The fund has a seed amount of $25,000 per edition, backed by the initiative’s founding sponsor the Yenn and Alan Lo Foundation, which was established by the Hong Kong- and Singapore-based patrons Yenn Wong and Alan Lo.
One or more outstanding artworks presented at the government-backed fair—or platform, as the organizers prefer to call it—will be handpicked by a selection panel comprised of Eugene Tan, SAM’s director, the museum’s deputy director Ong Puay Khim, and Lesley Ma, the associate curator of Asian art at the Metropolitan Museum of Art in New York. Wong and Lo have committed to supporting the fund for the next three years.
“We are thrilled to see this initiative planted in Singapore—something we already see happening in other parts of the art world but a first in Southeast Asia,” Emi Eu, S.E.A. Focus’s project director and executive director of Singapore’s STPI gallery, said in a statement. “We hope that it will inspire future artistic talents and nurture more art patronage in Singapore as demonstrated on this institutional level.”
Commissioned by Singapore’s National Arts Council, S.E.A. Focus was launched in 2019 with the ambition of shining a spotlight on contemporary art from Southeast Asia, which has long been under-represented in the global art scene.

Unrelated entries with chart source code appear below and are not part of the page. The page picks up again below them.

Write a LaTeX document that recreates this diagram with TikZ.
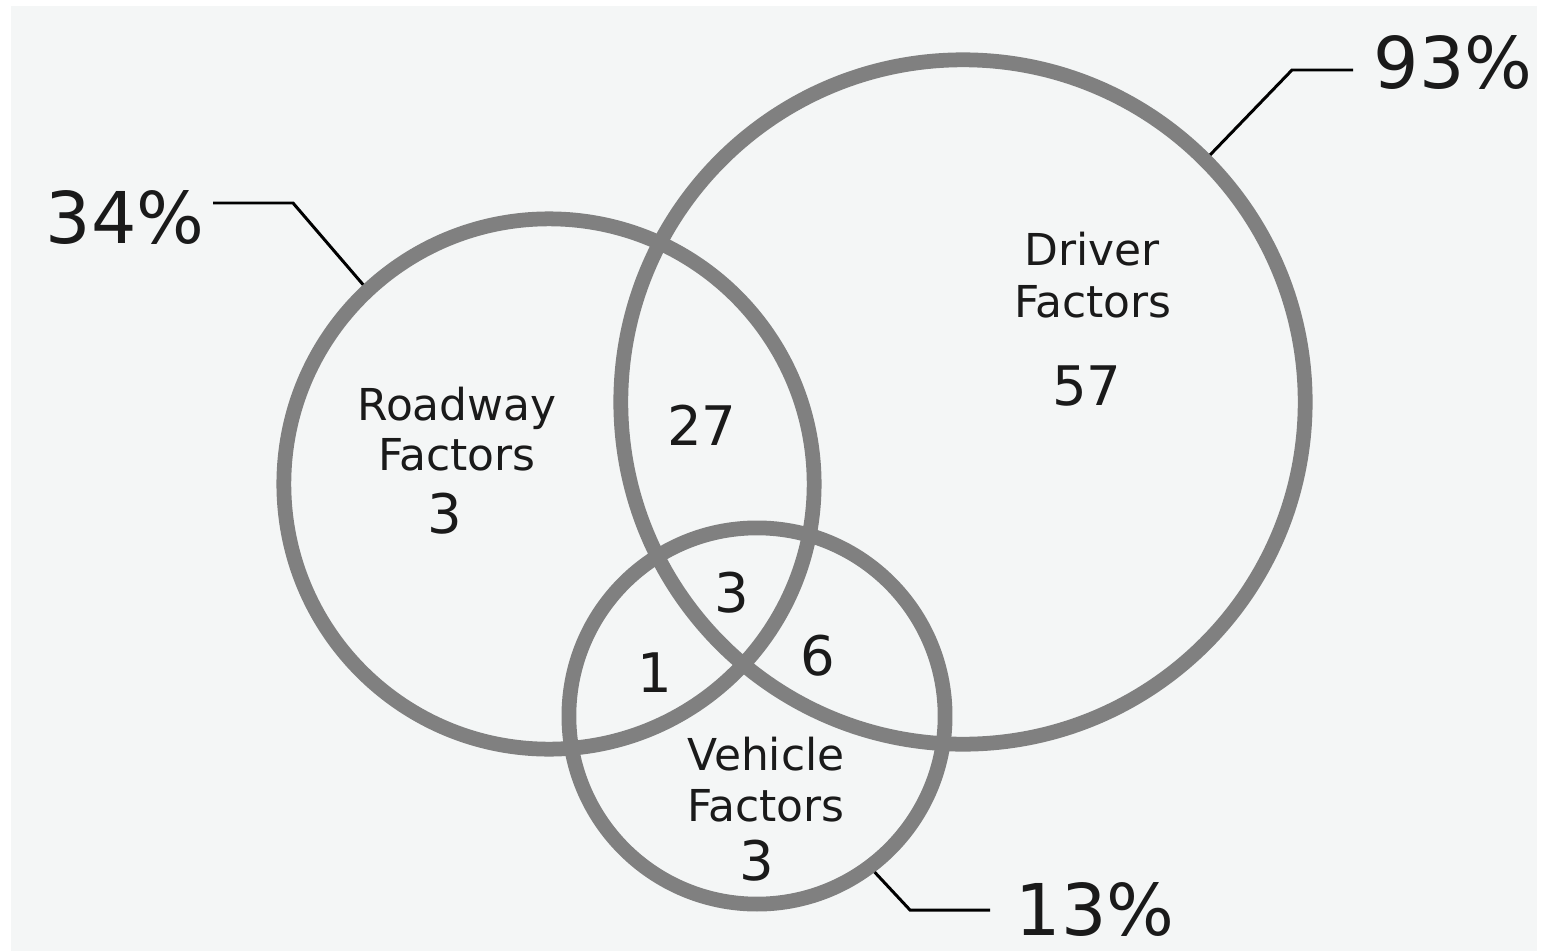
\documentclass[tikz,border=0pt]{standalone}
\usepackage{fontspec}
\setmainfont{DejaVu Sans}
\usepackage{tikz}
\usetikzlibrary{positioning}
\definecolor{ringgrey}{HTML}{808080}
\definecolor{paper}{HTML}{F4F6F6}
\definecolor{ink}{HTML}{1A1A1A}

\begin{document}
\begin{tikzpicture}[x=0.01cm,y=-0.01cm]
\tikzstyle{every node}+=[inner sep=0pt, text=ink]
\tikzstyle{ring}=[circle, draw=ringgrey, line width=4.2pt]
\tikzstyle{lbl}=[anchor=base, font=\fontsize{12.5}{15}\selectfont]
\tikzstyle{num}=[anchor=base, font=\fontsize{15.5}{18}\selectfont]
\tikzstyle{pct}=[anchor=base, font=\fontsize{20.3}{24}\selectfont]
\tikzstyle{leader}=[draw=black, line width=0.85pt]
\useasboundingbox (0,0) rectangle (1541,951);
\fill [white] (0,0) rectangle (1541,951);
\fill [paper] (11,6) rectangle (1537,951);
% the three sets
\node [ring, minimum size=5.30cm] (roadway) at (549,484) {};
\node [ring, minimum size=6.84cm] (driver) at (963,402) {};
\node [ring, minimum size=3.76cm] (vehicle) at (757,716) {};
% set names and counts
\node [lbl] (roadwayA) at (457,420) {Roadway};
\node [lbl] (roadwayB) at (457,470) {Factors};
\node [num] (roadwayN) at (445,533) {3};
\node [lbl] (driverA) at (1092,265) {Driver};
\node [lbl] (driverB) at (1093,317) {Factors};
\node [num] (driverN) at (1087,405) {57};
\node [lbl] (vehicleA) at (766,770) {Vehicle};
\node [lbl] (vehicleB) at (766,821) {Factors};
\node [num] (vehicleN) at (757,880) {3};
\node [num] (rd) at (702,445) {27};
\node [num] (rdv) at (732,612) {3};
\node [num] (rv) at (655,692) {1};
\node [num] (dv) at (818,675) {6};
% percentages
\node [pct, anchor=base east] (roadwayP) at (205,243) {34\%};
\node [pct, anchor=base west] (driverP) at (1373,88) {93\%};
\node [pct, anchor=base west] (vehicleP) at (1015,935) {13\%};
\coordinate (roadwayK) at (293,203);
\coordinate (roadwayE) at (213,203);
\coordinate (driverK) at (1292,70);
\coordinate (driverE) at (1353,70);
\coordinate (vehicleK) at (910,910);
\coordinate (vehicleE) at (990,910);
\draw [leader] (roadway.133) -- (roadwayK) -- (roadwayE);
\draw [leader] (driver.45) -- (driverK) -- (driverE);
\draw [leader] (vehicle.-53) -- (vehicleK) -- (vehicleE);
\end{tikzpicture}
\end{document}
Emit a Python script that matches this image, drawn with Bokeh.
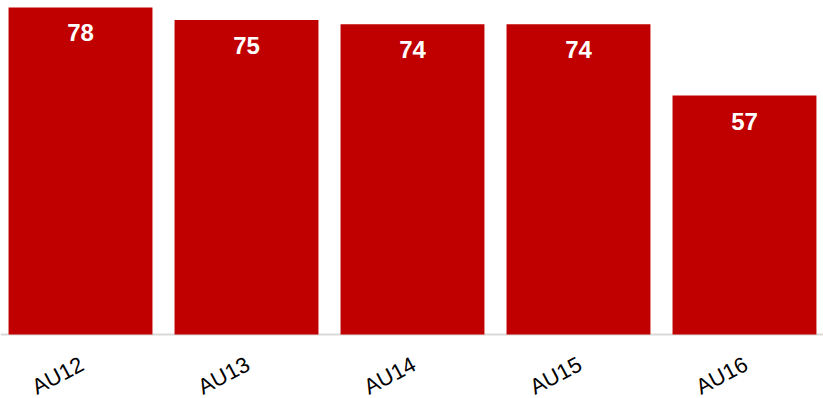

This year the fair will continue its collaboration with Art Basel, which will advise the boutique event on communications and programming. A total of 25 galleries presenting more than 50 artists from across the region and beyond will be on show at Tanjong Pagar Distripark.
A new platform called “Collaborations” featuring large-scale works from institutional and cross-industry collaborations will make its debut at the fair under the curatorial theme of “a world, anew.” On show include an installation by Vietnamese-born Danish artist Danh Võ, presented by Guangzhou’s Vitamin Creative Space.
It also includes a presentation titled “Dirty Dishes,” which is a collaboration between Berlin’s Neugerriemschneider gallery and Michelin-starred restaurant Burnt Ends, featuring new work by Thai artist Rirkrit Tiravanija and German sculptor Tobias Rehberger. Tiravanija and Rehberger’s newly crafted dinnerware will be presented at the show in a pristine state and brought back “dirtied” to be displayed after the dishes are used at a private dinner held at Burnt Ends.
A film program titled “OFF Focus”, which features artist-made moving image works and an NFT showcase built on Tezos, will also take place throughout the fair period.